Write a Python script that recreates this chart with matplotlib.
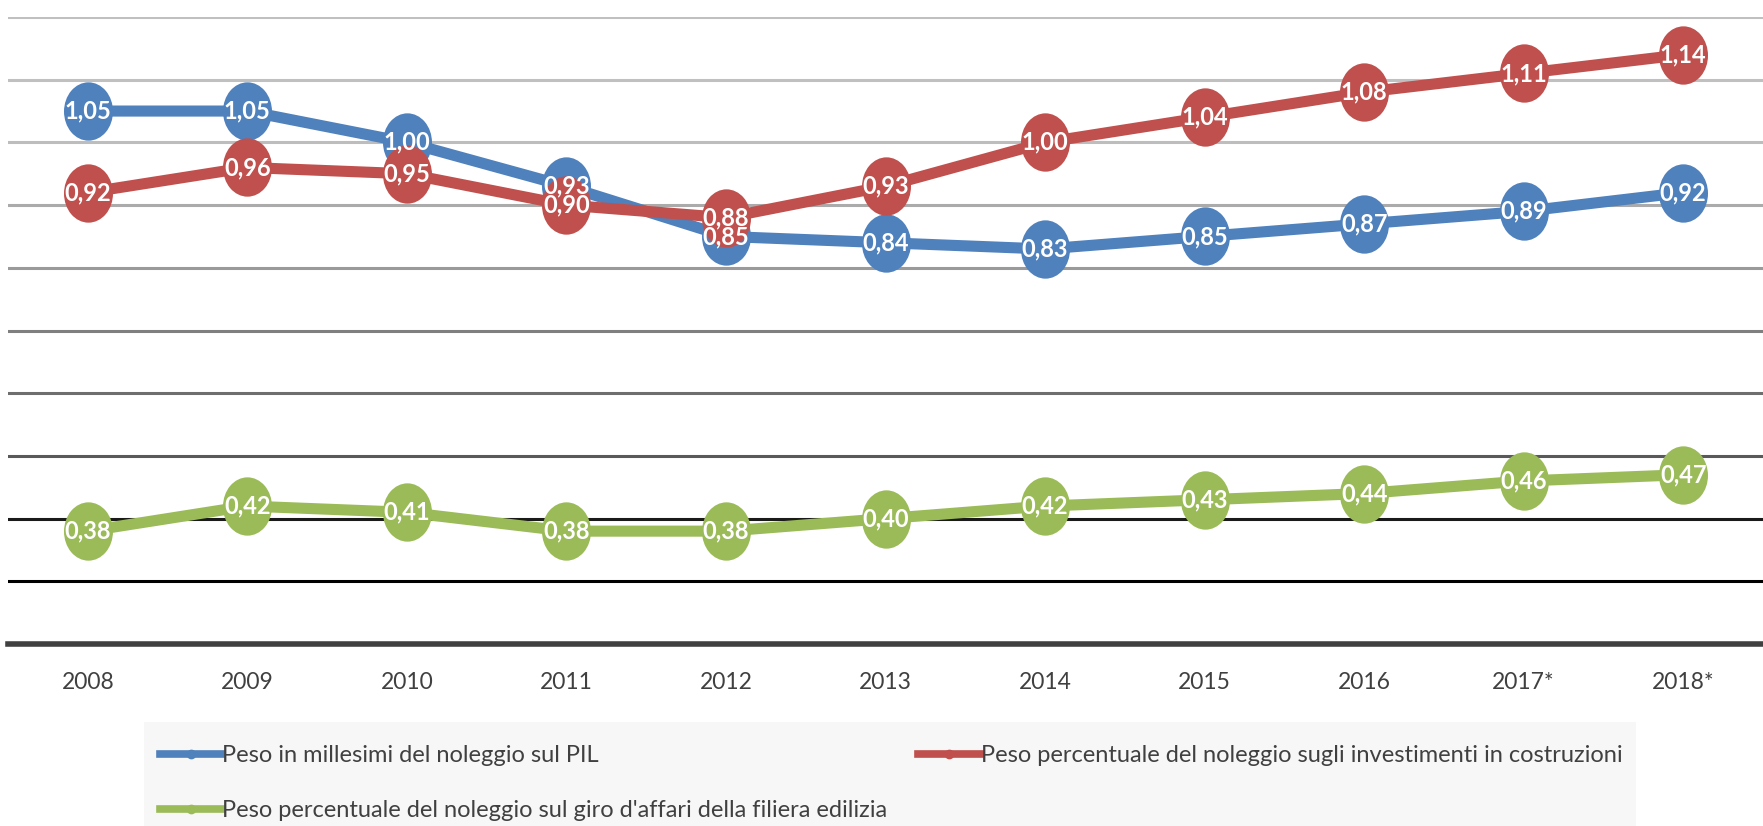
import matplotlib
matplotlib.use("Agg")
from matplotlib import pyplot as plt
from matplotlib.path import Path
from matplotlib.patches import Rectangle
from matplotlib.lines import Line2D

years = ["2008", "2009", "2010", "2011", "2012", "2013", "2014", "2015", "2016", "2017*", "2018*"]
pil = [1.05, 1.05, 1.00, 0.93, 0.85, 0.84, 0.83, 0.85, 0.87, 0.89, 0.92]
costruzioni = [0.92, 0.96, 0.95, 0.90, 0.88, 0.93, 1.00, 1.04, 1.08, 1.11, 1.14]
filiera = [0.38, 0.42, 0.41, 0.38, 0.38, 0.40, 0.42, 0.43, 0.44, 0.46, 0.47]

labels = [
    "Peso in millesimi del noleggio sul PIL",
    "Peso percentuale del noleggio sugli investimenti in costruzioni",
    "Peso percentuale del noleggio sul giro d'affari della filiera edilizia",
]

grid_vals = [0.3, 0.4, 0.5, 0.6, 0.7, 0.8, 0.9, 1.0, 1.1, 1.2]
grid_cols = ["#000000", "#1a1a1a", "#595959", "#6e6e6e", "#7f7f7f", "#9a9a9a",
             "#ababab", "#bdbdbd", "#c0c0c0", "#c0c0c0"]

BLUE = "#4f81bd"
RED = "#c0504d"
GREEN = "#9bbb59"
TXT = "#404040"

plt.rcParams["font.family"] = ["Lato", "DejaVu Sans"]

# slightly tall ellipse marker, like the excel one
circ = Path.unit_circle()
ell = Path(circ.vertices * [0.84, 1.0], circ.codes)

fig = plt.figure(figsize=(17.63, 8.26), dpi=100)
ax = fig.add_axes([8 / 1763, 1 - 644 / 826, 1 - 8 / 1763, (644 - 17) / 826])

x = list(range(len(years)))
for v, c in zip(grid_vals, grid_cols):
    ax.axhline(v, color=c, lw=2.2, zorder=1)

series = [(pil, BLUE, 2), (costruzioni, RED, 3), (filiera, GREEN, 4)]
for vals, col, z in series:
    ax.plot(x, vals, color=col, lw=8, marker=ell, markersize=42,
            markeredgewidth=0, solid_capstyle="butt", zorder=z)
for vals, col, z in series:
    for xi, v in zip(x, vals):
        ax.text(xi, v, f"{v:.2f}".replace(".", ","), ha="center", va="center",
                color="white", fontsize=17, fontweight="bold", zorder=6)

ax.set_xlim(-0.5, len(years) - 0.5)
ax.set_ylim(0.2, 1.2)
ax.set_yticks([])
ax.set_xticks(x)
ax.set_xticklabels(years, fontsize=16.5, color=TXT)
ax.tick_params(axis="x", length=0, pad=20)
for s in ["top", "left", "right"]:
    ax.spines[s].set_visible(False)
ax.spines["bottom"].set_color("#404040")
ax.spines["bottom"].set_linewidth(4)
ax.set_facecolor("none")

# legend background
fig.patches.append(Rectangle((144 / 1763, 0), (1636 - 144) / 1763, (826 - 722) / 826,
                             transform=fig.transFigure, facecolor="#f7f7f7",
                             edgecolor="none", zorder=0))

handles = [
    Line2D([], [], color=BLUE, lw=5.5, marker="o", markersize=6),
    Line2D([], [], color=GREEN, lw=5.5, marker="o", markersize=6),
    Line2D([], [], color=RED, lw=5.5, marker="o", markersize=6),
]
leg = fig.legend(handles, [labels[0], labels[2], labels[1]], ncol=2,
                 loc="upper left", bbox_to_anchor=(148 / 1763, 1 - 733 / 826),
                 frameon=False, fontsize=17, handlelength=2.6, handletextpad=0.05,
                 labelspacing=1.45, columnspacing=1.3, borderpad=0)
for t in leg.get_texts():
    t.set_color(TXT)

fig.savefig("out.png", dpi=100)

##########

**Aim**: Please take the lines from the beginning of the data above through the line holding "from matplotlib.lines import Line2D" and transcribe them exactly, without any pictures.

**Correct answer**:
Write a Python script that recreates this chart with matplotlib.
import matplotlib
matplotlib.use("Agg")
from matplotlib import pyplot as plt
from matplotlib.path import Path
from matplotlib.patches import Rectangle
from matplotlib.lines import Line2D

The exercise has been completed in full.